Like many other cultural institutions, Kunstnernes Hus is currently closed and the house is quiet. We have invited the Norwegian artist Marianne Heske to break the silence that the global pandemic has brought about in the form of her sound installation ICEBREAKER. ICEBREAKER lets the audience experience the poetic and dramatic sound of ice being broken into ice crystals in calm waters. The sound was recorded with a stereo microphone by the artist herself, lying in the bow of an icebreaker that made its way through the ice and into the fjord to make space for other boats. The soundscape alternates between the violent noise from compact, thick ice that breaks, sections with thinner ice, and at times the silence of open water, before it rumbles about again.
The journey lasts 45 minutes and goes in a loop in front of the entrance to Kunstnernes Hus.
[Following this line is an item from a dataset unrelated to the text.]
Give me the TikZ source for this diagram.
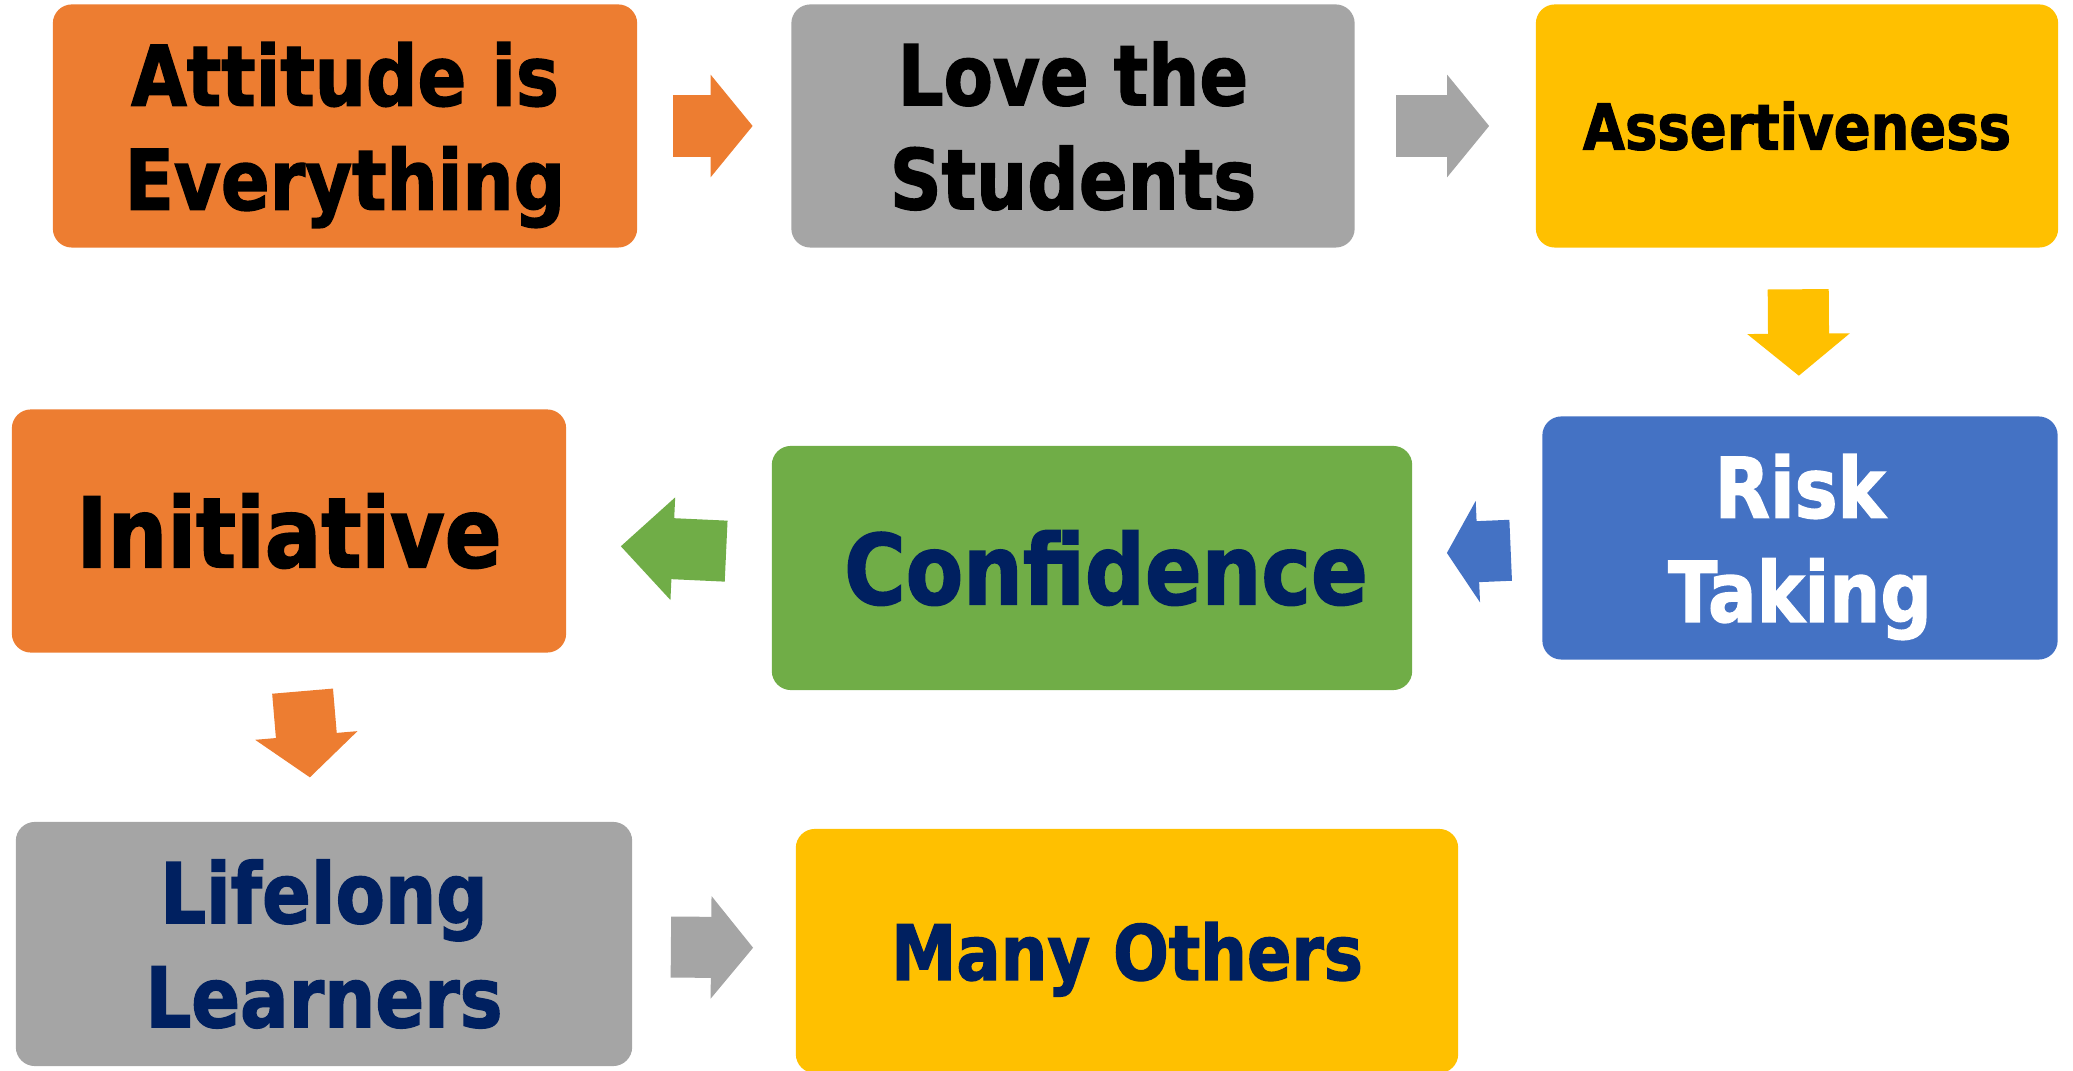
\documentclass[tikz,border=0pt]{standalone}
\usepackage{fontspec}
\usepackage{tikz}
\usetikzlibrary{calc, shapes, arrows.meta}
\newfontfamily\boxfont[FakeStretch=0.86,FakeBold=1.6]{DejaVu Sans}
\definecolor{c_orange}{HTML}{ED7D31}
\definecolor{c_gray}{HTML}{A5A5A5}
\definecolor{c_yellow}{HTML}{FFC000}
\definecolor{c_blue}{HTML}{4472C4}
\definecolor{c_green}{HTML}{70AD47}
\definecolor{c_navy}{HTML}{002060}

\begin{document}
\begin{tikzpicture}[x=0.01cm,y=-0.01cm]
\tikzstyle{box}=[rounded corners=0.19cm,minimum height=2.43cm,align=center,inner sep=0pt]
\tikzstyle{big}=[font=\boxfont\bfseries\fontsize{23.8}{29.6}\selectfont]
\tikzstyle{huge}=[font=\boxfont\bfseries\fontsize{27.7}{33}\selectfont]
\tikzstyle{flow}=[line width=0.61cm,-{Triangle[length=0.42cm,width=1.02cm,line width=1pt]}]
\useasboundingbox (0,0) rectangle (2073,1071);
\node[box,big,fill=c_orange,minimum width=5.84cm,text depth=0pt] (S_1) at (345,126) {Attitude is\\Everything};
\node[box,big,fill=c_gray,minimum width=5.63cm] (S_2) at (1073,126) {Love the\\Students};
\node[box,fill=c_yellow,minimum width=5.22cm,font=\boxfont\bfseries\fontsize{18}{22}\selectfont] (S_3) at (1797,126) {Assertiveness};
\node[box,big,fill=c_blue,text=white,minimum width=5.15cm,text depth=0pt] (S_4) at (1800,538) {Risk\\Taking};
\node[box,huge,fill=c_green,text=c_navy,minimum width=6.40cm,minimum height=2.44cm] (S_5) at (1092,568) {\hspace*{0.28cm}Confidence};
\node[box,huge,fill=c_orange,minimum width=5.54cm] (S_6) at (289,531) {Initiative};
\node[box,big,fill=c_gray,text=c_navy,minimum width=6.16cm,minimum height=2.44cm] (S_7) at (324,944) {Lifelong\\Learners};
\node[box,fill=c_yellow,text=c_navy,minimum width=6.62cm,minimum height=2.44cm,text depth=0pt,font=\boxfont\bfseries\fontsize{21.7}{26}\selectfont] (S_8) at (1127,951) {Many Others};
\draw[flow,c_orange,shorten <=0.35cm,shorten >=0.38cm] (S_1) -- (S_2);
\draw[flow,c_gray,shorten <=0.41cm,shorten >=0.46cm] (S_2) -- (S_3);
\draw[flow,c_yellow,shorten <=0.41cm,shorten >=0.40cm] (S_3) -- (S_4);
\draw[flow,c_blue,shorten <=0.31cm,shorten >=0.34cm,-{Triangle[length=0.31cm,width=1.01cm,line width=1pt]}] (S_4) -- (S_5);
\draw[flow,c_green,shorten <=0.45cm,shorten >=0.54cm,-{Triangle[length=0.52cm,width=1.02cm,line width=1pt]}] (S_5) -- (S_6);
\draw[flow,c_orange,shorten <=0.38cm,shorten >=0.44cm] (S_6) -- (S_7);
\draw[flow,c_gray,shorten <=0.38cm,shorten >=0.42cm] (S_7) -- (S_8);
\end{tikzpicture}
\end{document}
Click on the picture above to hear an excerpt.
About the artist
Marianne Heske is one of Norway's most renowned contemporary artists, especially known for her doll head sculptures, video paintings and installations that explore the interaction between man and nature reflected in the human mind. She was educated in Bergen, Paris, London and Maastricht and has had an extensive exhibition activity both at home and abroad, including at the Center Georges Pompidou in Paris, as well as the biennials in Venice and São Paulo. She is currently working on the graphic exhibition La poupée aux pensées trop dangereuses / Dukken med for farlige tanker at Norske Grafikere (19.11.- 19.12.2020).
Picture above: The Arctic ship "Melshorn" breaks the ice from Fjørå and into Tafjord, January 1959. From Foreninga Sjøfart og Sjøbruk.